AHL a critical step in Love’s journey to Washington

Photo: Candice Ward

Patrick Williams, TheAHL.com Features Writer

Mitch Love had a major decision to make this summer.

Love went into the offseason fresh off winning the Louis A.R. Pieri Award as the AHL’s outstanding coach for the second consecutive season. He led the Calgary Wranglers to a league-best 51-17-3-1 mark last season and his second consecutive Pacific Division title. In two seasons guiding the Calgary Flames’ AHL affiliate, Love went 96-33-8-3.

What next? And where?

In Calgary, change arrived after the Flames did not qualify for the Stanley Cup Playoffs in 2023. Craig Conroy took over as general manager. Head coach Darryl Sutter departed. Love’s AHL success stirred considerable speculation as to whether he might fit in as a candidate to replace Sutter. Ultimately the Flames elected to go with Ryan Huska, promoting him from assistant coach; Huska had spent four seasons in the AHL leading Calgary affiliates with Adirondack and Stockton.

With new head coach Spencer Carbery taking over in Washington, the Capitals had their own coaching staff to assemble and they made a call to Calgary, requesting permission to speak with Love.

The courting process began – and moved quickly, as the Capitals named Love an assistant coach June 22. Love, who worked his way through five AHL seasons and 278 games as a hard-nosed player, plus 12 more seasons behind benches in the Western Hockey League and AHL, was on his way to the National Hockey League.
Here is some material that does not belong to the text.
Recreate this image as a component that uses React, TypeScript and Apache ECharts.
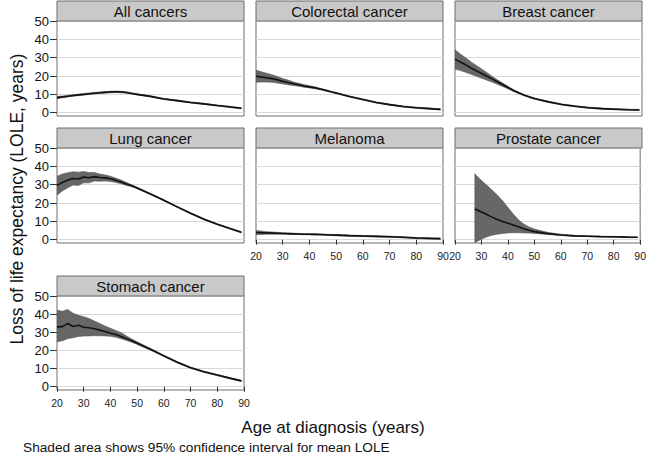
import React, { useEffect, useRef } from "react";
import * as echarts from "echarts";

// ---------- DATA ----------
const ages = [20, 22, 24, 26, 28, 30, 32, 34, 36, 38, 40, 42, 44, 46, 48, 50, 55, 60, 65, 70, 75, 80, 85, 89];
const prostateAges = [27.5, 28, 29, 30, 31, 32, 33, 34, 36, 38, 40, 42, 44, 46, 48, 50, 55, 60, 65, 70, 75, 80, 85, 89];

const allMean = [8.2, 8.6, 9.0, 9.4, 9.7, 10.0, 10.3, 10.6, 10.9, 11.1, 11.3, 11.4, 11.3, 11.0, 10.5, 10.0, 8.9, 7.5, 6.6, 5.6, 4.8, 3.9, 3.1, 2.4];
const allLower = [7.6, 8.1, 8.6, 9.0, 9.3, 9.6, 9.9, 10.2, 10.5, 10.7, 10.9, 11.0, 10.9, 10.6, 10.2, 9.7, 8.6, 7.2, 6.3, 5.3, 4.5, 3.6, 2.8, 2.1];
const allUpper = [8.8, 9.1, 9.4, 9.8, 10.1, 10.4, 10.7, 11.0, 11.3, 11.5, 11.7, 11.8, 11.7, 11.4, 10.8, 10.3, 9.2, 7.8, 6.9, 5.9, 5.1, 4.2, 3.4, 2.7];

const colorectalMean = [19.9, 19.5, 19.1, 18.6, 17.9, 17.1, 16.5, 15.8, 15.2, 14.6, 14.1, 13.6, 12.9, 12.2, 11.4, 10.7, 8.8, 7.2, 5.6, 4.4, 3.4, 2.7, 2.2, 1.8];
const colorectalUpper = [23.2, 22.3, 21.5, 20.7, 19.7, 18.6, 17.8, 16.8, 16.0, 15.3, 14.7, 14.1, 13.3, 12.6, 11.7, 11.0, 9.1, 7.5, 5.9, 4.7, 3.7, 3.0, 2.5, 2.1];
const colorectalLower = [16.6, 16.7, 16.7, 16.6, 16.2, 15.7, 15.2, 14.8, 14.4, 13.9, 13.5, 13.1, 12.5, 11.8, 11.1, 10.4, 8.5, 6.9, 5.3, 4.1, 3.1, 2.4, 1.9, 1.5];

const breastMean = [29.2, 27.6, 26.1, 24.4, 22.8, 21.4, 19.9, 18.3, 16.7, 15.2, 13.6, 12.0, 10.7, 9.5, 8.5, 7.6, 5.9, 4.5, 3.5, 2.7, 2.2, 1.9, 1.6, 1.5];
const breastUpper = [34.3, 32.0, 29.9, 27.7, 25.7, 23.8, 21.8, 19.8, 17.8, 16.0, 14.2, 12.5, 11.1, 9.8, 8.8, 7.9, 6.2, 4.8, 3.8, 3.0, 2.5, 2.2, 1.9, 1.8];
const breastLower = [23.8, 23.0, 22.0, 21.0, 19.9, 18.8, 17.7, 16.6, 15.4, 14.2, 12.9, 11.5, 10.3, 9.2, 8.2, 7.3, 5.6, 4.2, 3.2, 2.4, 1.9, 1.6, 1.3, 1.2];

const lungMean = [29.6, 31.2, 32.4, 33.4, 33.1, 34.2, 33.8, 34.4, 33.9, 33.7, 33.2, 32.4, 31.5, 30.4, 29.4, 28.2, 24.9, 21.5, 17.9, 14.4, 11.2, 8.4, 6.0, 4.0];
const lungUpper = [34.6, 35.8, 36.5, 37.0, 36.8, 37.2, 36.6, 36.6, 35.8, 35.3, 34.6, 33.6, 32.5, 31.2, 29.9, 28.6, 25.2, 21.8, 18.2, 14.7, 11.5, 8.7, 6.3, 4.3];
const lungLower = [24.3, 26.6, 28.3, 29.8, 29.6, 31.0, 31.0, 32.0, 31.9, 32.0, 31.8, 31.2, 30.5, 29.6, 28.9, 27.8, 24.6, 21.2, 17.6, 14.1, 10.9, 8.1, 5.7, 3.7];

const melanomaMean = [3.9, 3.8, 3.7, 3.6, 3.5, 3.4, 3.3, 3.2, 3.1, 3.0, 2.95, 2.9, 2.8, 2.7, 2.6, 2.5, 2.2, 2.0, 1.8, 1.6, 1.3, 0.9, 0.7, 0.6];
const melanomaUpper = [5.0, 4.7, 4.4, 4.2, 4.0, 3.8, 3.6, 3.5, 3.4, 3.3, 3.25, 3.2, 3.1, 3.0, 2.9, 2.8, 2.5, 2.3, 2.1, 1.9, 1.6, 1.2, 1.0, 0.9];
const melanomaLower = [2.7, 2.9, 3.0, 3.0, 3.0, 3.0, 3.0, 2.9, 2.8, 2.7, 2.65, 2.6, 2.5, 2.4, 2.3, 2.2, 1.9, 1.7, 1.5, 1.3, 1.0, 0.6, 0.4, 0.3];

const prostateMean = [16.8, 16.5, 15.8, 15.1, 14.4, 13.7, 13.0, 12.3, 11.0, 9.9, 9.0, 8.0, 7.0, 6.0, 5.1, 4.4, 3.3, 2.6, 2.1, 1.9, 1.7, 1.6, 1.4, 1.3];
const prostateUpper = [36.0, 35.2, 33.7, 32.3, 31.0, 29.7, 28.4, 27.1, 24.3, 21.2, 17.6, 14.0, 10.9, 8.5, 6.9, 5.8, 4.0, 3.0, 2.4, 2.1, 1.9, 1.8, 1.6, 1.5];
const prostateLower = [-1.6, -1.2, -0.4, 0.3, 0.9, 1.5, 2.0, 2.4, 3.0, 3.4, 3.7, 3.8, 3.8, 3.7, 3.6, 3.4, 2.9, 2.3, 1.9, 1.7, 1.5, 1.4, 1.2, 1.1];

const stomachMean = [33.0, 33.1, 34.8, 33.2, 33.9, 32.8, 32.5, 31.9, 31.2, 30.4, 29.5, 28.8, 27.7, 26.5, 25.3, 24.0, 20.6, 17.0, 13.5, 10.5, 8.2, 6.4, 4.6, 3.2];
const stomachUpper = [42.2, 41.6, 42.6, 40.5, 39.4, 38.6, 37.6, 36.2, 34.8, 33.4, 32.2, 31.0, 29.8, 28.0, 26.3, 24.8, 21.1, 17.4, 13.9, 10.8, 8.5, 6.7, 4.9, 3.5];
const stomachLower = [24.8, 25.3, 26.5, 27.0, 27.7, 27.9, 28.0, 28.1, 28.1, 28.0, 27.8, 27.3, 26.4, 25.5, 24.5, 23.3, 20.1, 16.6, 13.1, 10.2, 7.9, 6.1, 4.3, 2.9];

const panelTitles = ["All cancers", "Colorectal cancer", "Breast cancer", "Lung cancer", "Melanoma", "Prostate cancer", "Stomach cancer"];

const yTickMin = 0;
const yTickMax = 50;
const yTickStep = 10;
const xMin = 20;
const xMax = 90;
const xStep = 10;

const yAxisTitle = "Loss of life expectancy (LOLE, years)";
const xAxisTitle = "Age at diagnosis (years)";
const footnote = "Shaded area shows 95% confidence interval for mean LOLE";

// ---------- LAYOUT (positions / styles) ----------
const colLeft = [57, 256, 455];
const panelW = 187;
const rows = [
  { head: 1, top: 21, bottom: 116 },
  { head: 128, top: 148, bottom: 243 },
  { head: 276, top: 296, bottom: 390 },
];
const zeroGap = 3.3;
const FONT = "'Liberation Sans', Arial, Helvetica, sans-serif";

const panels = [
  { title: panelTitles[0], row: 0, col: 0, ages, mean: allMean, lo: allLower, hi: allUpper, showY: true, showX: false },
  { title: panelTitles[1], row: 0, col: 1, ages, mean: colorectalMean, lo: colorectalLower, hi: colorectalUpper, showY: false, showX: false },
  { title: panelTitles[2], row: 0, col: 2, ages, mean: breastMean, lo: breastLower, hi: breastUpper, showY: false, showX: false },
  { title: panelTitles[3], row: 1, col: 0, ages, mean: lungMean, lo: lungLower, hi: lungUpper, showY: true, showX: false },
  { title: panelTitles[4], row: 1, col: 1, ages, mean: melanomaMean, lo: melanomaLower, hi: melanomaUpper, showY: false, showX: true },
  { title: panelTitles[5], row: 1, col: 2, ages: prostateAges, mean: prostateMean, lo: prostateLower, hi: prostateUpper, showY: false, showX: true },
  { title: panelTitles[6], row: 2, col: 0, ages, mean: stomachMean, lo: stomachLower, hi: stomachUpper, showY: true, showX: true },
];

function buildOption() {
  const grid: any[] = [];
  const xAxis: any[] = [];
  const yAxis: any[] = [];
  const series: any[] = [];
  const graphic: any[] = [];

  panels.forEach((p, i) => {
    const r = rows[p.row];
    const left = colLeft[p.col];
    const dispH = r.bottom - zeroGap - r.top;
    const dataH = r.bottom - r.top;
    const pxPerUnit = dispH / (yTickMax - yTickMin);
    const dataMin = yTickMin - zeroGap / pxPerUnit;
    const gDisp = 2 * i;
    const gData = 2 * i + 1;

    grid.push({ left, top: r.top, width: panelW, height: dispH, show: false });
    grid.push({
      left, top: r.top, width: panelW, height: dataH, show: true,
      borderColor: "#6c6c6c", borderWidth: 1, backgroundColor: "transparent",
    });

    xAxis.push({ gridIndex: gDisp, type: "value", min: xMin, max: xMax, show: false });
    xAxis.push({
      gridIndex: gData, type: "value", min: xMin, max: xMax, interval: xStep,
      axisLine: { show: false },
      axisTick: { show: p.showX, length: 5, lineStyle: { color: "#333", width: 1 } },
      axisLabel: { show: p.showX, fontSize: 10.5, color: "#222", margin: 7, fontFamily: FONT },
      splitLine: { show: false },
    });

    yAxis.push({
      gridIndex: gDisp, type: "value", min: yTickMin, max: yTickMax, interval: yTickStep,
      axisLine: { show: false },
      axisTick: { show: p.showY, length: 7, lineStyle: { color: "#333", width: 1 } },
      axisLabel: { show: p.showY, fontSize: 13, color: "#111", margin: 8, fontFamily: FONT },
      splitLine: { show: true, lineStyle: { color: "#d9d9d9", width: 1 } },
    });
    yAxis.push({ gridIndex: gData, type: "value", min: dataMin, max: yTickMax, show: false });

    const pAges = p.ages;
    const lo = p.lo;
    const hi = p.hi;
    series.push({
      type: "custom",
      xAxisIndex: gData,
      yAxisIndex: gData,
      silent: true,
      clip: true,
      z: 2,
      data: pAges.map((a, k) => [a, lo[k], hi[k]]),
      encode: { x: 0, y: [1, 2] },
      renderItem: (params: any, api: any) => {
        if (params.dataIndex !== 0) return null;
        const up = pAges.map((a, k) => api.coord([a, hi[k]]));
        const dn = pAges.map((a, k) => api.coord([a, lo[k]])).reverse();
        return {
          type: "polygon",
          shape: { points: up.concat(dn) },
          style: { fill: "#676767", stroke: "#555555", lineWidth: 0.6 },
        };
      },
    });
    series.push({
      type: "line",
      xAxisIndex: gData,
      yAxisIndex: gData,
      silent: true,
      z: 3,
      symbol: "none",
      data: pAges.map((a, k) => [a, p.mean[k]]),
      lineStyle: { color: "#111", width: 1.6 },
    });

    graphic.push({
      type: "rect",
      shape: { x: left, y: r.head, width: panelW, height: r.top - r.head },
      style: { fill: "#c9c9c9", stroke: "#6c6c6c", lineWidth: 1 },
      z: 10,
    });
    graphic.push({
      type: "text",
      x: left + panelW / 2,
      y: r.head + (r.top - r.head) / 2 + 0.5,
      style: {
        text: p.title, fontSize: 15, fill: "#111", fontFamily: FONT,
        textAlign: "center", textVerticalAlign: "middle",
      },
      z: 11,
    });
  });

  graphic.push({
    type: "text",
    x: 17,
    y: 199,
    rotation: Math.PI / 2,
    style: {
      text: yAxisTitle, fontSize: 17.5, fill: "#111", fontFamily: FONT,
      textAlign: "center", textVerticalAlign: "middle",
    },
  });
  graphic.push({
    type: "text",
    x: 333,
    y: 427,
    style: {
      text: xAxisTitle, fontSize: 17, fill: "#111", fontFamily: FONT,
      textAlign: "center", textVerticalAlign: "middle",
    },
  });
  graphic.push({
    type: "text",
    x: 23,
    y: 447,
    style: {
      text: footnote, fontSize: 13.7, fill: "#111", fontFamily: FONT,
      textAlign: "left", textVerticalAlign: "middle",
    },
  });

  return {
    animation: false,
    backgroundColor: "#ffffff",
    textStyle: { fontFamily: FONT },
    grid,
    xAxis,
    yAxis,
    series,
    graphic,
  };
}

export default function App() {
  const ref = useRef<HTMLDivElement>(null);
  useEffect(() => {
    if (!ref.current) return;
    const chart = echarts.init(ref.current, undefined, { renderer: "svg" });
    chart.setOption(buildOption() as any);
    return () => chart.dispose();
  }, []);
  return (
    <div
      ref={ref}
      style={{ position: "absolute", left: 0, top: 0, width: 649, height: 454, background: "#fff" }}
    />
  );
}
“It was an interesting month, in terms of going through the process with the Flames and then coming to Washington,” Love said. “It’s interesting. It was kind of my first time really going through that interviewing for an NHL position. I really leaned on some resources that I know in the NHL, coaches who have gone through the same process at some point in their careers, and so that was very helpful in what to be prepared for.

“You kind of get in your bubble no matter what level you’re at. So for me to get a chance to meet other head coaches or general managers, it was a really good experience.”

Love and Carbery, who was the AHL’s outstanding head coach in 2020-21 with the Hershey Bears, had crossed paths sporadically in the past to discuss players when Love was coaching in juniors and Carbery was in the ECHL with South Carolina. Later they reconnected at coaching conferences after Carbery had moved on to the Ontario Hockey League.

Getting reacquainted, they quickly hit it off as the get-to-know-you process intensified. The Capitals have two other former AHL head coaches, Scott Allen and Kirk Muller, on Carbery’s staff as well. Love will be managing the club’s defense corps; last season the Wranglers allowed only 2.42 goals per game, tops in the AHL, and also led the AHL on the penalty kill at 85.1 percent.

“He’s very organized, detailed,” Love said of Carbery. “He’s got a plan. It’s well executed. He’s very good at giving us our roles, our responsibilities, and really us taking ownership in those areas. I’ve been really fortunate. It’s an opportunity for me to come to the rink each and every day and learn from the staff because of their experiences. We’ve got a very collaborative group of coaches here.”

Love cites the AHL as a critical step in preparing him for this move to Washington. He points to former Colorado Eagles head coach Greg Cronin, who went to the Anaheim Ducks this summer for his first NHL head-coaching job. And much like Carbery, Love has built a reputation as a strong communicator capable of reaching today’s players.

“It just shows you that the AHL’s a very good league,” Love said, “and I think more and more teams are starting to go that way a little bit. Especially as the NHL gets younger and younger, they’re really leaning on their AHL teams’ head coaches or assistants to come to the National Hockey League and be that connection from your American League feeder system to the NHL.”